Repeat the lines that follow, leaving nothing out.

*AVAILABLE DATA:*
>>>>>

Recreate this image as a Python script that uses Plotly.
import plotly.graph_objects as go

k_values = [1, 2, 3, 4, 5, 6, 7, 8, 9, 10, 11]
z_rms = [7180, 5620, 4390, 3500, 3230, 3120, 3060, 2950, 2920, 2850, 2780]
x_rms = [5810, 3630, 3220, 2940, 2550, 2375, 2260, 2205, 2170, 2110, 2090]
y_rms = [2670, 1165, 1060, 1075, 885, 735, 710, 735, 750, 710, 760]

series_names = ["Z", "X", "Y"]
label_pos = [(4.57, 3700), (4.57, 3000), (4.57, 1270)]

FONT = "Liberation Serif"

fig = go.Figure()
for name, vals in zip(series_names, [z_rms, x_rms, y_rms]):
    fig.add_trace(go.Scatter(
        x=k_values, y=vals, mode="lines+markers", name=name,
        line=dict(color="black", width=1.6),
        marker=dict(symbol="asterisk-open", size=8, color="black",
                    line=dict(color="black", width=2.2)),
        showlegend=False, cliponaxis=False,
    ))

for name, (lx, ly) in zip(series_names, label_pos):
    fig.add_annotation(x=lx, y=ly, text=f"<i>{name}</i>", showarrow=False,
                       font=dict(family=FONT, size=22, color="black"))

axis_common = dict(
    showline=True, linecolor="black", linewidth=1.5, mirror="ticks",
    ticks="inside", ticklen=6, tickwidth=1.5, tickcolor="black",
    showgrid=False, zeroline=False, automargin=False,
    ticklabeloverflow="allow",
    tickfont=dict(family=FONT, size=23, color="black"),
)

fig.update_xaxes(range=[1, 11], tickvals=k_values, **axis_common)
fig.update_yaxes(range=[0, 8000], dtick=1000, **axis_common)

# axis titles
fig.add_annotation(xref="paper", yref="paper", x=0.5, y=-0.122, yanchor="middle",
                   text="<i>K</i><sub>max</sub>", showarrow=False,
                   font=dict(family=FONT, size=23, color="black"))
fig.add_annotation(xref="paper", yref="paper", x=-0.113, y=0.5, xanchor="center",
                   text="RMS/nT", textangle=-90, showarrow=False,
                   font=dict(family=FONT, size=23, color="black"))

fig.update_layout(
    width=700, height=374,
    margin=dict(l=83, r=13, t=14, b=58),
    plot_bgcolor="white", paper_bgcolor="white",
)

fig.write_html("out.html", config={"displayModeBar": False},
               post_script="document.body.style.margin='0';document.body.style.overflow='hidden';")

<<<<<

*WRITTEN ANSWER:*
Recreate this image as a Python script that uses Plotly.
import plotly.graph_objects as go

k_values = [1, 2, 3, 4, 5, 6, 7, 8, 9, 10, 11]
z_rms = [7180, 5620, 4390, 3500, 3230, 3120, 3060, 2950, 2920, 2850, 2780]
x_rms = [5810, 3630, 3220, 2940, 2550, 2375, 2260, 2205, 2170, 2110, 2090]
y_rms = [2670, 1165, 1060, 1075, 885, 735, 710, 735, 750, 710, 760]

series_names = ["Z", "X", "Y"]
label_pos = [(4.57, 3700), (4.57, 3000), (4.57, 1270)]

FONT = "Liberation Serif"

fig = go.Figure()
for name, vals in zip(series_names, [z_rms, x_rms, y_rms]):
    fig.add_trace(go.Scatter(
        x=k_values, y=vals, mode="lines+markers", name=name,
        line=dict(color="black", width=1.6),
        marker=dict(symbol="asterisk-open", size=8, color="black",
                    line=dict(color="black", width=2.2)),
        showlegend=False, cliponaxis=False,
    ))

for name, (lx, ly) in zip(series_names, label_pos):
    fig.add_annotation(x=lx, y=ly, text=f"<i>{name}</i>", showarrow=False,
                       font=dict(family=FONT, size=22, color="black"))

axis_common = dict(
    showline=True, linecolor="black", linewidth=1.5, mirror="ticks",
    ticks="inside", ticklen=6, tickwidth=1.5, tickcolor="black",
    showgrid=False, zeroline=False, automargin=False,
    ticklabeloverflow="allow",
    tickfont=dict(family=FONT, size=23, color="black"),
)

fig.update_xaxes(range=[1, 11], tickvals=k_values, **axis_common)
fig.update_yaxes(range=[0, 8000], dtick=1000, **axis_common)

# axis titles
fig.add_annotation(xref="paper", yref="paper", x=0.5, y=-0.122, yanchor="middle",
                   text="<i>K</i><sub>max</sub>", showarrow=False,
                   font=dict(family=FONT, size=23, color="black"))
fig.add_annotation(xref="paper", yref="paper", x=-0.113, y=0.5, xanchor="center",
                   text="RMS/nT", textangle=-90, showarrow=False,
                   font=dict(family=FONT, size=23, color="black"))

fig.update_layout(
    width=700, height=374,
    margin=dict(l=83, r=13, t=14, b=58),
    plot_bgcolor="white", paper_bgcolor="white",
)

fig.write_html("out.html", config={"displayModeBar": False},
               post_script="document.body.style.margin='0';document.body.style.overflow='hidden';")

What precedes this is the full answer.